The first opera by Thomas Adès,
Powder Her Face, was universally hailed by critics, who praised Adès for his resourcefulness in using the chamber ensemble. I'm much less enthusiastic about it than most people. For one thing, a story about a slutty socialite who married into nobility is never going to be plumbing pathos (a problem shared by Mark-Anthony Turnage's
Anna Nicole). What's more is that even Adès seems ambivalent about the subject matter: the gossipers who made the Duchess's life hell have more life and more fun than the Duchess herself. In the very last scene Adès attempted to humanize his protagonist, by giving her a monologue in which the Duchess remembers her childhood, but it all came too little, too late.
Adès adapts Shakespeare's
The Tempest as his second opera. And like
Powder Her Face, it is packed with unusual musical choices: some of them enhances the drama, but many distract the audience away from it. Adès put his expressionist foot forward. After an appropriately stormy
overture we are greeted with some equally stormy word-setting, as Prospero recounts to his daughter Miranda how he was banished from his dukedom by his brother. Prospero is understandingly full of rage, so the dissonant music is apposite -- but this Miranda too is positively hysteric; she reminds me more of Mozart's Donna Anna.

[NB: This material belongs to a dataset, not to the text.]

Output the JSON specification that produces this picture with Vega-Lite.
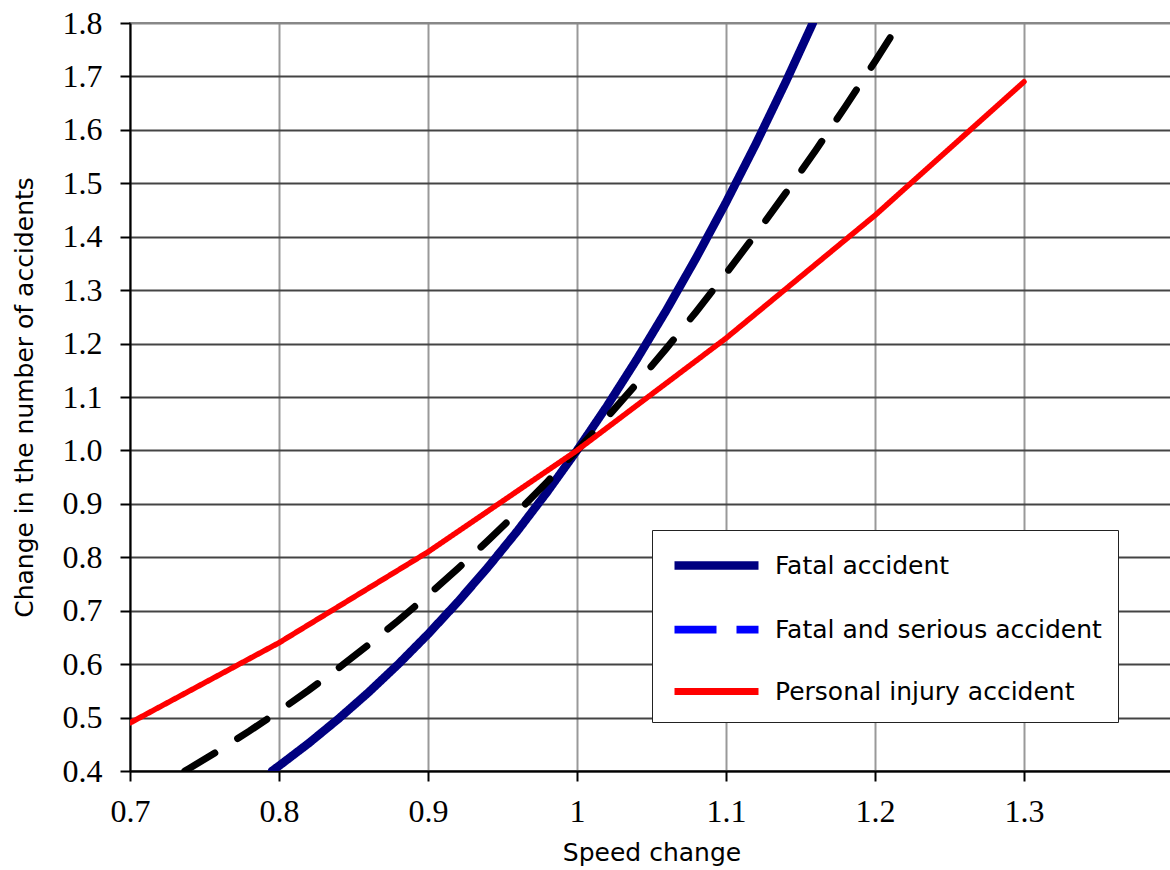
{
  "$schema": "https://vega.github.io/schema/vega-lite/v6.json",
  "autosize": {"type": "none"},
  "width": 1043,
  "height": 748,
  "padding": {"left": 130, "top": 23, "right": 0, "bottom": 99},
  "background": "white",
  "config": {
    "view": {"stroke": "#888888", "strokeWidth": 2},
    "axis": {
      "labelFont": "Liberation Serif",
      "labelFontSize": 32,
      "labelColor": "#000000",
      "titleFont": "DejaVu Sans",
      "titleFontSize": 25,
      "titleFontWeight": "normal",
      "titleColor": "#000000",
      "tickColor": "#000000",
      "tickSize": 10,
      "tickWidth": 2,
      "domainColor": "#000000",
      "domainWidth": 2
    }
  },
  "data": {
    "values": [
      {"s": "Fatal accident", "x": 0.7953, "y": 0.4},
      {"s": "Fatal accident", "x": 0.80, "y": 0.4096},
      {"s": "Fatal accident", "x": 0.82, "y": 0.4521},
      {"s": "Fatal accident", "x": 0.84, "y": 0.4979},
      {"s": "Fatal accident", "x": 0.86, "y": 0.5470},
      {"s": "Fatal accident", "x": 0.88, "y": 0.5997},
      {"s": "Fatal accident", "x": 0.90, "y": 0.6561},
      {"s": "Fatal accident", "x": 0.92, "y": 0.7164},
      {"s": "Fatal accident", "x": 0.94, "y": 0.7807},
      {"s": "Fatal accident", "x": 0.96, "y": 0.8493},
      {"s": "Fatal accident", "x": 0.98, "y": 0.9224},
      {"s": "Fatal accident", "x": 1.00, "y": 1.0},
      {"s": "Fatal accident", "x": 1.02, "y": 1.0824},
      {"s": "Fatal accident", "x": 1.04, "y": 1.1699},
      {"s": "Fatal accident", "x": 1.06, "y": 1.2625},
      {"s": "Fatal accident", "x": 1.08, "y": 1.3605},
      {"s": "Fatal accident", "x": 1.10, "y": 1.4641},
      {"s": "Fatal accident", "x": 1.12, "y": 1.5735},
      {"s": "Fatal accident", "x": 1.14, "y": 1.6890},
      {"s": "Fatal accident", "x": 1.1583, "y": 1.8},
      {"s": "Fatal and serious accident", "x": 0.7368, "y": 0.4},
      {"s": "Fatal and serious accident", "x": 0.74, "y": 0.4052},
      {"s": "Fatal and serious accident", "x": 0.76, "y": 0.4390},
      {"s": "Fatal and serious accident", "x": 0.78, "y": 0.4746},
      {"s": "Fatal and serious accident", "x": 0.80, "y": 0.5120},
      {"s": "Fatal and serious accident", "x": 0.82, "y": 0.5514},
      {"s": "Fatal and serious accident", "x": 0.84, "y": 0.5927},
      {"s": "Fatal and serious accident", "x": 0.86, "y": 0.6361},
      {"s": "Fatal and serious accident", "x": 0.88, "y": 0.6815},
      {"s": "Fatal and serious accident", "x": 0.90, "y": 0.7290},
      {"s": "Fatal and serious accident", "x": 0.92, "y": 0.7787},
      {"s": "Fatal and serious accident", "x": 0.94, "y": 0.8306},
      {"s": "Fatal and serious accident", "x": 0.96, "y": 0.8847},
      {"s": "Fatal and serious accident", "x": 0.98, "y": 0.9412},
      {"s": "Fatal and serious accident", "x": 1.00, "y": 1.0},
      {"s": "Fatal and serious accident", "x": 1.02, "y": 1.0612},
      {"s": "Fatal and serious accident", "x": 1.04, "y": 1.1249},
      {"s": "Fatal and serious accident", "x": 1.06, "y": 1.1910},
      {"s": "Fatal and serious accident", "x": 1.08, "y": 1.2597},
      {"s": "Fatal and serious accident", "x": 1.10, "y": 1.3310},
      {"s": "Fatal and serious accident", "x": 1.12, "y": 1.4049},
      {"s": "Fatal and serious accident", "x": 1.14, "y": 1.4815},
      {"s": "Fatal and serious accident", "x": 1.16, "y": 1.5609},
      {"s": "Fatal and serious accident", "x": 1.18, "y": 1.6430},
      {"s": "Fatal and serious accident", "x": 1.20, "y": 1.7280},
      {"s": "Fatal and serious accident", "x": 1.2164, "y": 1.8},
      {"s": "Personal injury accident", "x": 0.7, "y": 0.49},
      {"s": "Personal injury accident", "x": 0.8, "y": 0.64},
      {"s": "Personal injury accident", "x": 0.9, "y": 0.81},
      {"s": "Personal injury accident", "x": 1.0, "y": 1.0},
      {"s": "Personal injury accident", "x": 1.1, "y": 1.21},
      {"s": "Personal injury accident", "x": 1.2, "y": 1.44},
      {"s": "Personal injury accident", "x": 1.3, "y": 1.69}
    ]
  },
  "encoding": {
    "x": {
      "field": "x",
      "type": "quantitative",
      "scale": {"domain": [0.7, 1.4], "nice": false, "zero": false},
      "axis": {
        "title": "Speed change",
        "values": [0.7, 0.8, 0.9, 1, 1.1, 1.2, 1.3, 1.4],
        "format": "~g",
        "labelExpr": "datum.value > 1.35 ? '' : datum.label",
        "labelFlush": false,
        "labelOverlap": false,
        "labelPadding": 15,
        "titlePadding": 13,
        "grid": true,
        "gridColor": "#999999",
        "gridWidth": 2
      }
    },
    "y": {
      "field": "y",
      "type": "quantitative",
      "scale": {"domain": [0.4, 1.8], "nice": false, "zero": false},
      "axis": {
        "title": "Change in the number of accidents",
        "values": [0.4, 0.5, 0.6, 0.7, 0.8, 0.9, 1.0, 1.1, 1.2, 1.3, 1.4, 1.5, 1.6, 1.7, 1.8],
        "format": ".1f",
        "labelFlush": false,
        "labelOverlap": false,
        "labelPadding": 18,
        "titlePadding": 25,
        "grid": true,
        "gridColor": {"condition": {"test": "datum.value > 1.75", "value": "#888888"}, "value": "#444444"},
        "gridWidth": 2
      }
    }
  },
  "layer": [
    {
      "mark": {"type": "line", "clip": true, "strokeCap": "round"},
      "encoding": {
        "color": {
          "field": "s",
          "type": "nominal",
          "scale": {"domain": ["Fatal accident", "Fatal and serious accident", "Personal injury accident"], "range": ["#000080", "#000000", "#ff0000"]},
          "legend": null
        },
        "strokeDash": {
          "field": "s",
          "type": "nominal",
          "scale": {"domain": ["Fatal accident", "Fatal and serious accident", "Personal injury accident"], "range": [[1, 0], [35, 27], [1, 0]]},
          "legend": null
        },
        "strokeWidth": {
          "field": "s",
          "type": "nominal",
          "scale": {"domain": ["Fatal accident", "Fatal and serious accident", "Personal injury accident"], "range": [8.5, 5.5, 5]},
          "legend": null
        }
      }
    },
    {
      "transform": [{"filter": "datum.x > 5"}],
      "mark": {"type": "line", "clip": true, "strokeCap": "round"},
      "encoding": {
        "color": {
          "field": "s",
          "type": "nominal",
          "scale": {"domain": ["Fatal accident", "Fatal and serious accident", "Personal injury accident"], "range": ["#000080", "#0000ff", "#ff0000"]},
          "legend": {
            "title": null,
            "orient": "none",
            "legendX": 522,
            "legendY": 507,
            "padding": 16,
            "fillColor": "#ffffff",
            "strokeColor": "#222222",
            "symbolType": "M-2.8,0H2.8",
            "symbolSize": 900,
            "symbolOffset": 29,
            "labelOffset": 39,
            "labelFont": "DejaVu Sans",
            "labelFontSize": 25,
            "labelColor": "#000000",
            "labelLimit": 500,
            "rowPadding": 27.5
          }
        },
        "strokeDash": {
          "field": "s",
          "type": "nominal",
          "scale": {"domain": ["Fatal accident", "Fatal and serious accident", "Personal injury accident"], "range": [[1, 0], [42, 20], [1, 0]]},
          "legend": {"title": null}
        },
        "strokeWidth": {
          "field": "s",
          "type": "nominal",
          "scale": {"domain": ["Fatal accident", "Fatal and serious accident", "Personal injury accident"], "range": [8.5, 7, 7]},
          "legend": {"title": null}
        }
      }
    }
  ],
  "resolve": {
    "scale": {"color": "independent", "strokeDash": "independent", "strokeWidth": "independent"},
    "legend": {"color": "independent", "strokeDash": "independent", "strokeWidth": "independent"}
  }
}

The most experimental aspect of Adès's
Tempest is the role of Ariel. Adès sets it to an extremely high soprano who needs to do all sorts of vocal acrobatic at the very apex of the human vocal range. If you think Olympia, you are only half-right. The model of Ariel seems to be
Gepopo in Ligeti's Le Grand Macabre, but while Gepopo only have two insane "arias" to sing, Ariel is there in most scenes. Here is her "Five Fathom Deep" aria -- shouldn't that be "Full Fathom Five"? Who cares if you can't even hear the words!
Equally head-turning -- but to me ultimately successful -- is the casting of tenor Ian Bostridge as Caliban. Who would envision Bostridge, the very embodiment of literary cultivation, as a brute? But then Caliban is more than just a cursing, lust-filled brute; he is a visionary too, as Bostridge so beautifully demonstrates in his "This Isle is Full of Noises" aria.
We would wish lyrical moment like this to last longer. Indeed after so much aural onslaught by Ariel, it is a good moment to pause the drama and be lulled into a dream with Caliban. This brings me to a big problem in this opera: Adès doesn't seems to do enough justice to the word setting. Meredith Oakes’s adaptation of Shakespeare into verses is a pure pleasure to read, and one would hope Adès would make every word register. Unfortunately the words often got lost in the expressionist muck.
The opera is most successful in its more traditional moments, as is in this love duet between Miranda and Ferdinand that closes Act II...
...and the reconciliation at the very end of the opera (when even Ariel sings in a more "human" range). Adès successes in moving hearts by not trying to be a Bad Boy In New Music.